In 2019 Hazel Carby was awarded the honorary degree of Doctor of Letters from Wesleyan University and the Stuart Hall Outstanding Mentor Award from the Caribbean Philosophical Association. In 2016 she received the Jay B. Hubbell Medal for lifetime achievement in American Literature, awarded by the Modern Language Association.
Stafford Scott
Stafford Scott is a qualified Youth & Community Development worker and has worked in this field, in various guises, for the past 30 years. Stafford’s career began with estate-based work in the 1980s on the Broadwater Farm estate in Tottenham, North London, where he was the London Borough of Haringey’s Senior Youth & Community officer. In more recent times Stafford has worked as the Director of the Bernie Grant Trust’s Community Leadership Programme where he designed and delivered Community Leadership Training programmes to members of black communities in Manchester, Liverpool and in several different locations across London. Stafford then went on to work as a consultant at the Department of Health where he wrote a guide, ‘A Dialogue of Equals’ for the NHS to support them to improve their track record in engaging with communities who were perceived to be ‘hard to reach’ by NHS planners.

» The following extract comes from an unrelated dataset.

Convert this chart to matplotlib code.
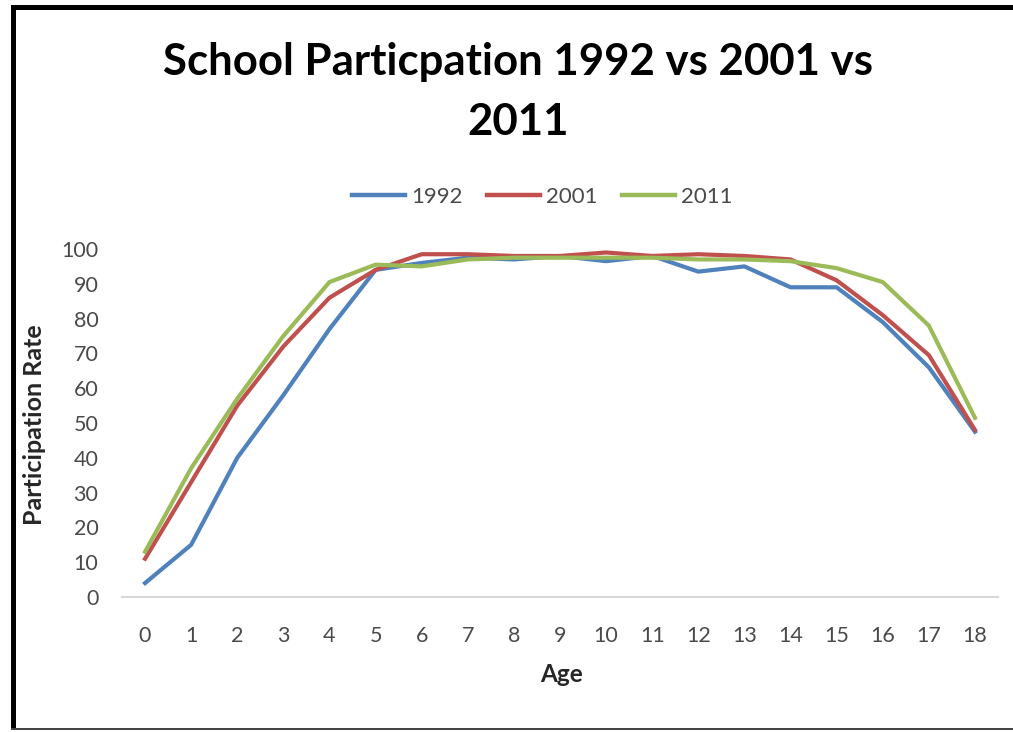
"""School participation by age, 1992 vs 2001 vs 2011 (Excel-style line chart)."""

import matplotlib.pyplot as plt
from matplotlib.lines import Line2D
from matplotlib.patches import Rectangle

AGES = list(range(19))
P1992 = [4, 15, 40, 58, 77, 94, 96, 97.5, 97, 98, 96.5, 98, 93.5, 95, 89, 89, 79, 66, 47.5]
P2001 = [11, 33, 55, 72, 86, 94, 98.5, 98.5, 98, 98, 99, 98, 98.5, 98, 97, 91, 81, 69.5, 48]
P2011 = [13, 37, 57, 75, 90.5, 95.5, 95, 97, 97.5, 97.5, 97.5, 97.5, 97, 97, 96.5, 94.5, 90.5, 78, 51.5]
SERIES = ["1992", "2001", "2011"]
Y_TICKS = list(range(0, 101, 10))

COLORS = ["#4F81BD", "#C0504D", "#9BBB59"]
FONT = "Lato"
GREY_TXT = "#4a4a4a"

W, H = 1013, 732
fig = plt.figure(figsize=(W / 100, H / 100), dpi=100)
fig.patch.set_facecolor("white")

# screenshot frame: thick black top/left, thin dark bottom
fig.add_artist(Rectangle((11 / W, 1 - 10 / H), 1, 5 / H, transform=fig.transFigure,
                         facecolor="black", edgecolor="none"))
fig.add_artist(Rectangle((11 / W, 3 / H), 5 / W, 1 - 8 / H, transform=fig.transFigure,
                         facecolor="black", edgecolor="none"))
fig.add_artist(Rectangle((11 / W, 2 / H), 1, 2 / H, transform=fig.transFigure,
                         facecolor="#444444", edgecolor="none"))

ax = fig.add_axes([122 / W, (H - 597) / H, 876 / W, 348 / H])
for vals, c in zip([P1992, P2001, P2011], COLORS):
    ax.plot(AGES, vals, color=c, linewidth=3.0, solid_joinstyle="round")

ax.set_xlim(-0.5, 18.5)
ax.set_ylim(0, 100)
ax.set_yticks(Y_TICKS)
ax.set_xticks(AGES)
ax.tick_params(length=0)
ax.tick_params(axis="y", pad=17)
ax.tick_params(axis="x", pad=21)
for lab in ax.get_xticklabels() + ax.get_yticklabels():
    lab.set_fontfamily(FONT)
    lab.set_fontsize(15.5)
    lab.set_color(GREY_TXT)
for s in ["top", "right", "left"]:
    ax.spines[s].set_visible(False)
ax.spines["bottom"].set_color("#D9D9D9")
ax.spines["bottom"].set_linewidth(1.5)

fig.text(35 / W, 1 - 425 / H, "Participation Rate", rotation=90, ha="center", va="center",
         family=FONT, fontweight="bold", fontsize=18, color="#262626")
fig.text(562 / W, 1 - 675 / H, "Age", ha="center", va="center",
         family=FONT, fontweight="bold", fontsize=17.5, color="#262626")

fig.text(518 / W, 1 - 75 / H, "School Particpation 1992 vs 2001 vs", ha="center",
         va="baseline", family=FONT, fontweight="bold", fontsize=31.5, color="black")
fig.text(518 / W, 1 - 135 / H, "2011", ha="center", va="baseline",
         family=FONT, fontweight="bold", fontsize=31.5, color="black")

handles = [Line2D([], [], color=c, linewidth=3.2) for c in COLORS]
fig.legend(handles, SERIES, loc="center", bbox_to_anchor=(542 / W, 1 - 197 / H), ncol=3,
           frameon=False, handlelength=2.4, handletextpad=0.25, columnspacing=1.1,
           prop={"family": FONT, "size": 16}, labelcolor=GREY_TXT)

fig.savefig("out.png", dpi=100, facecolor="white")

Stafford has also been a member of the Department for Communities & Local Government’s Community Forum where he advised department leads on the impact of Government policies on marginalised communities. Stafford is probably best known for the campaigning work that he has been doing since his days on BWF where he was instrumental in setting up the Broadwater Farm Defence Campaign which campaigned, successfully, for the release of the Tottenham Three after their wrongful arrest and conviction for the murder of PC Keith Blakelock. Stafford was Head of Advocacy at The Monitoring Group was for many years and is currently Director of Tottenham Rights CIC. Stafford occasionally writes articles for the Guardian Newspaper on matters relating to the black community and policing.
Dr Lisa Amanda Palmer
Lisa Amanda Palmer is an Associate Professor and Deputy Director of the Stephen Lawrence Research Centre at De Montfort University, Leicester. She was the former Course Director for the Black Studies undergraduate programme and Senior Lecturer in Sociology at Birmingham City University. Lisa is a qualified librarian and previously worked for Birmingham Libraries and Archive Services for many years. She has a keen interest in working with local archive collections, specifically, the Vanley Burke Archive held at the Library of Birmingham.
Her research focuses on Black feminism, Black cultural politics and the intersection of race, racism, gender and sexuality. Her writing covers a broad spectrum of fields including the gendered politics of lovers’ rock music, the production of local community archives and knowledge production, and the misogynoir faced by Black women in British public life. She is the co-author of the book Blackness in Britain (2016) and is currently writing her book on Black women in the UK’s lover’s rock reggae scene.
Dr Adam Elliott-Cooper
Adam Elliott-Cooper is a Researcher in Social Sciences at Greenwich University, and a Visiting Research Fellow at UCL’s Sarah Parker Remond Centre. His current research focuses on resistance to racist state violence in 21st century Britain, with an interest in how this resistance is shaped by histories of imperialism and anti-imperialism. Adam sits on the board of The Monitoring Group, an anti-racist organisation challenging state racisms and racial violence.
He has published on anti-racism and policing in Ethnic and Racial Studies, Antipode and City, as well as on housing and gentrification in Progress in Human Geography and Sociological Review. He is the author of Black Resistance to British Policing (MUP, 2021) and co-author of Empire's Endgame: Racism and the British State (Pluto Press, 2021).